Da Innocent sich abends vor dem Rasenwettbewerb noch einen reinzwitschern wollte und das Tor dann zum untern Keller beim Nachschubholen offen liess, weil da alle seine Arme und Hände voll mit diesem schrecklichen Insel-Joli beladen waren? DA WAR ES DANN AUS MIT BRITISH GREEN. Susi, die Sau, hatte nur auf diesen Moment gelauert. Und sich mit sämtlichen Ebern in der lauen Maiennacht auf dem Frischgegrünten wild gepaart. Auf der allerletzten grünen Rasenfläche hat sie das «HALLIHALLO» zu den neusten Sau-Stellungen ausgerufen.
TO MAKE THE LONG STORY SHORT: BRITISH GREEN SAH AUS WIE NACH EINEM GE­­ZÜNDETEN BOMBENFINDLING.
Damals schwor Innocent Rache. Stockte eine dritte Hypothek aufs Haus. Und kaufte sich die grosse Jägerausrüstung: «DIESER SAU ZEIGE ICH ES!»
Und deshalb: NACH SUSIS HALLIHALLO NUN INNOCENTS HALALI.
Vorbei ist es mit den stillen Wintertagen.
NEIN? ES HERRSCHT KRIEG. ALS OB DIESE WELT NICHT SCHON GENUG WAFFENRADAU HÄTTE!
Tagelang streift Innocent nun mit seinen Jägerfreunden durch die Gegend. Und ich poliere ihm Abend für Abend die schweren Lederstiefel sowie die Moral auf: «Du kriegst sie schon noch... ist ja noch eine ganze Woche bis zum letzten Schuss!»
Doch dann war Schuss-Schluss.
Oder anders: Die letzte Jagdwoche war um. Und Susi wieder da. Sie kam mit einer kleinen Herde Frischlingen? dem fröhlichen Resultat aus der glücklichen Zeit auf dem BRITISH GREEN.
«ICH KNALL MIR DIE JETZT ZU BRATEN!», brüllte Innocent entnervt.
Aber ich warf mich vor die Flinte: «AUCH DIE ALLERSCHLIMMSTE SAU HAT IHRE SCHONZEIT VERDIENT... WAFFENSTILLSTAND!»
(WESHALB KÖNNEN DIE EMSIGEN FRIEDENSVERMITTLER AN DEN BRANDHERDEN DIESER WELT SO ETWAS NICHT AUCH TUN?)

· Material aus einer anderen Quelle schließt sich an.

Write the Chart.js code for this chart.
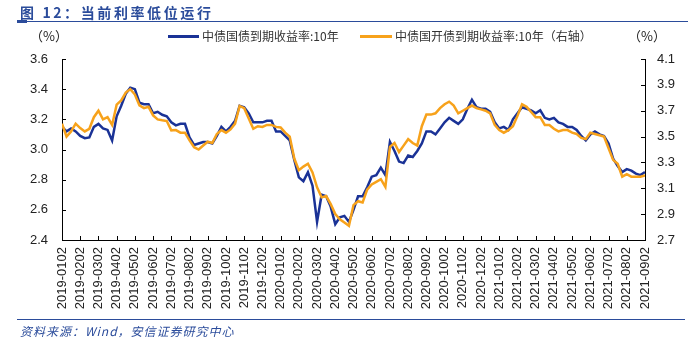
<!DOCTYPE html>
<html>
<head>
<meta charset="utf-8">
<script src="https://cdn.jsdelivr.net/npm/chart.js@4"></script>
<style>
  html, body { margin: 0; padding: 0; background: #fff; }
  #wrap { position: relative; width: 688px; height: 343px; overflow: hidden; font-family: "Liberation Sans", Arial, "Noto Sans CJK SC", sans-serif; }
  #title { position: absolute; left: 20px; top: 2px; font-size: 14px; font-weight: bold; color: #2b4c9b; font-family: "Noto Sans CJK SC", sans-serif; letter-spacing: 2.6px; white-space: nowrap; }
  #rule1 { position: absolute; left: 17px; top: 21px; width: 671px; height: 1px; background: #2b4c9b; }
  #rule1b { position: absolute; left: 17px; top: 20px; width: 10px; height: 3px; background: #2b4c9b; }
  #rule2 { position: absolute; left: 17px; top: 319px; width: 668px; height: 1px; background: #2b4c9b; }
  #source { position: absolute; left: 20px; top: 322px; font-size: 12px; font-style: italic; color: #2b4c9b; font-family: "Noto Sans CJK SC", sans-serif; letter-spacing: 1px; white-space: nowrap; }
  .unit { position: absolute; top: 26px; font-size: 13px; color: #222; font-family: "Noto Sans CJK SC", sans-serif; }
  .leg { position: absolute; top: 27px; font-size: 12px; color: #333; font-family: "Noto Sans CJK SC", sans-serif; white-space: nowrap; }
  .legline { position: absolute; top: 35px; height: 3px; }
  canvas { position: absolute; left: 0; top: 0; }
</style>
</head>
<body>
<div id="wrap">
  <canvas id="c" width="688" height="343"></canvas>
  <div id="title">图 12：当前利率低位运行</div>
  <div id="rule1"></div><div id="rule1b"></div>
  <div class="unit" style="left:30px;">（%）</div>
  <div class="unit" style="left:628px;">（%）</div>
  <div class="legline" style="left:168px;width:31px;background:#1a3296;"></div>
  <div class="leg" style="left:202px;">中债国债到期收益率:10年</div>
  <div class="legline" style="left:360px;width:32px;background:#f7a21b;"></div>
  <div class="leg" style="left:395px;">中债国开债到期收益率:10年（右轴）</div>
  <div id="rule2"></div>
  <div id="source">资料来源：Wind，安信证券研究中心</div>
</div>
<script>
// Tick labels (one per month start)
const monthLabels = [
  "2019-0102","2019-0202","2019-0302","2019-0402","2019-0502","2019-0602","2019-0702","2019-0802","2019-0902","2019-1002","2019-1102","2019-1202",
  "2020-0102","2020-0202","2020-0302","2020-0402","2020-0502","2020-0602","2020-0702","2020-0802","2020-0902","2020-1002","2020-1102","2020-1202",
  "2021-0102","2021-0202","2021-0302","2021-0402","2021-0502","2021-0602","2021-0702","2021-0802","2021-0902"
];
const pointsPerMonth = 4;

// 中债国债到期收益率:10年 (left axis), roughly weekly readings
const govYield = [
  3.15,3.12,3.14,3.12, 3.09,3.075,3.08,3.15, 3.17,3.14,3.13,3.06,
  3.22,3.29,3.37,3.41, 3.40,3.31,3.30,3.30, 3.24,3.25,3.23,3.22,
  3.18,3.16,3.17,3.17, 3.08,3.03,3.04,3.05, 3.05,3.04,3.09,3.15,
  3.12,3.15,3.19,3.29, 3.28,3.24,3.18,3.18, 3.18,3.19,3.19,3.12,
  3.12,3.09,3.06,2.93, 2.815,2.79,2.85,2.76, 2.52,2.70,2.69,2.62,
  2.505,2.55,2.56,2.52, 2.60,2.69,2.69,2.75, 2.82,2.83,2.88,2.83,
  3.05,2.99,2.92,2.91, 2.96,2.95,2.99,3.04, 3.12,3.12,3.10,3.14,
  3.18,3.21,3.19,3.17, 3.20,3.27,3.33,3.28, 3.27,3.27,3.25,3.18,
  3.14,3.15,3.13,3.20, 3.24,3.28,3.27,3.26, 3.24,3.26,3.21,3.20,
  3.21,3.18,3.17,3.15, 3.15,3.13,3.09,3.06, 3.10,3.12,3.10,3.09,
  3.04,2.94,2.89,2.85, 2.87,2.86,2.84,2.83, 2.85
];

// 中债国开债到期收益率:10年 (right axis)
const cdbYield = [
  3.60,3.50,3.54,3.60, 3.566,3.54,3.56,3.65, 3.70,3.633,3.65,3.59,
  3.747,3.78,3.84,3.867, 3.825,3.742,3.72,3.73, 3.664,3.633,3.626,3.62,
  3.548,3.55,3.53,3.53, 3.47,3.418,3.40,3.431, 3.46,3.45,3.52,3.55,
  3.53,3.555,3.60,3.737, 3.72,3.64,3.56,3.58, 3.575,3.59,3.59,3.575,
  3.57,3.53,3.50,3.33, 3.24,3.268,3.29,3.223, 3.107,3.03,3.04,2.977,
  2.90,2.86,2.835,2.81, 2.97,3.00,2.99,3.09, 3.13,3.15,3.17,3.11,
  3.42,3.45,3.38,3.43, 3.48,3.45,3.43,3.58, 3.67,3.67,3.68,3.72,
  3.75,3.77,3.74,3.68, 3.70,3.72,3.74,3.72, 3.71,3.70,3.68,3.59,
  3.55,3.53,3.55,3.58, 3.66,3.75,3.73,3.69, 3.65,3.65,3.59,3.59,
  3.56,3.54,3.55,3.55, 3.53,3.52,3.49,3.48, 3.53,3.52,3.51,3.50,
  3.41,3.32,3.29,3.19, 3.21,3.19,3.19,3.19, 3.20
];

const leftTicks = { min: 2.4, max: 3.6, step: 0.2 };
const rightTicks = { min: 2.7, max: 4.1, step: 0.2 };

const inwardTicks = {
  id: 'inwardTicks',
  afterDraw(chart) {
    const ctx = chart.ctx, a = chart.chartArea, len = 4;
    ctx.save();
    ctx.strokeStyle = '#000';
    ctx.lineWidth = 1;
    ctx.beginPath();
    chart.scales.x.ticks.forEach(t => {
      const px = Math.round(chart.scales.x.getPixelForValue(t.value)) + 0.5;
      ctx.moveTo(px, a.bottom); ctx.lineTo(px, a.bottom - len);
    });
    chart.scales.y.ticks.forEach(t => {
      const py = Math.round(chart.scales.y.getPixelForValue(t.value)) + 0.5;
      ctx.moveTo(a.left, py); ctx.lineTo(a.left + len, py);
    });
    chart.scales.y1.ticks.forEach(t => {
      const py = Math.round(chart.scales.y1.getPixelForValue(t.value)) + 0.5;
      ctx.moveTo(a.right, py); ctx.lineTo(a.right - len, py);
    });
    ctx.stroke();
    ctx.restore();
  }
};

const tickFont = { family: '"Liberation Sans", Arial, sans-serif', size: 13 };

new Chart(document.getElementById('c'), {
  type: 'line',
  data: {
    datasets: [
      {
        label: '中债国开债到期收益率:10年（右轴）',
        data: cdbYield.map((v, i) => ({ x: i, y: v })),
        yAxisID: 'y1',
        borderColor: '#f7a21b',
        borderWidth: 2.5,
        pointRadius: 0,
        tension: 0,
        order: 0
      },
      {
        label: '中债国债到期收益率:10年',
        data: govYield.map((v, i) => ({ x: i, y: v })),
        yAxisID: 'y',
        borderColor: '#1a3296',
        borderWidth: 2.5,
        pointRadius: 0,
        tension: 0,
        order: 1
      }
    ]
  },
  options: {
    responsive: false,
    animation: false,
    layout: { padding: { top: 59, left: 0, right: 0, bottom: 23 } },
    plugins: { legend: { display: false }, tooltip: { enabled: false } },
    scales: {
      x: {
        type: 'linear',
        min: 0,
        max: (monthLabels.length - 1) * pointsPerMonth,
        grid: { display: false, drawTicks: false },
        border: { display: true, color: '#000', width: 1 },
        afterFit(s) { s.height = 80; },
        ticks: {
          stepSize: pointsPerMonth,
          autoSkip: false,
          maxRotation: 90,
          minRotation: 90,
          padding: 7,
          color: '#222',
          font: tickFont,
          callback: v => monthLabels[Math.round(v / pointsPerMonth)]
        }
      },
      y: {
        position: 'left',
        min: leftTicks.min,
        max: leftTicks.max,
        grid: { display: false, drawTicks: false },
        border: { display: true, color: '#000', width: 1 },
        afterFit(s) { s.width = 62; },
        ticks: { stepSize: leftTicks.step, padding: 14, color: '#222', font: tickFont, callback: v => v.toFixed(1) }
      },
      y1: {
        position: 'right',
        min: rightTicks.min,
        max: rightTicks.max,
        grid: { display: false, drawTicks: false },
        border: { display: true, color: '#000', width: 1 },
        afterFit(s) { s.width = 43; },
        ticks: { stepSize: rightTicks.step, padding: 12, color: '#222', font: tickFont, callback: v => v.toFixed(1) }
      }
    }
  },
  plugins: [inwardTicks]
});
</script>
</body>
</html>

Doch um auf unsern eigenen Kriegsschauplatz zurückzukommen: Morgen geht eine neue Gross-bestellung an die SUSSEX-GREEN COMPANY.
Und ein Inseratenauftrag an die regionale Zeitung «Il Tirreno»: «JÄGERAUSRÜSTUNG? PRAKTISCH NEU? ZU VERKAUFEN!»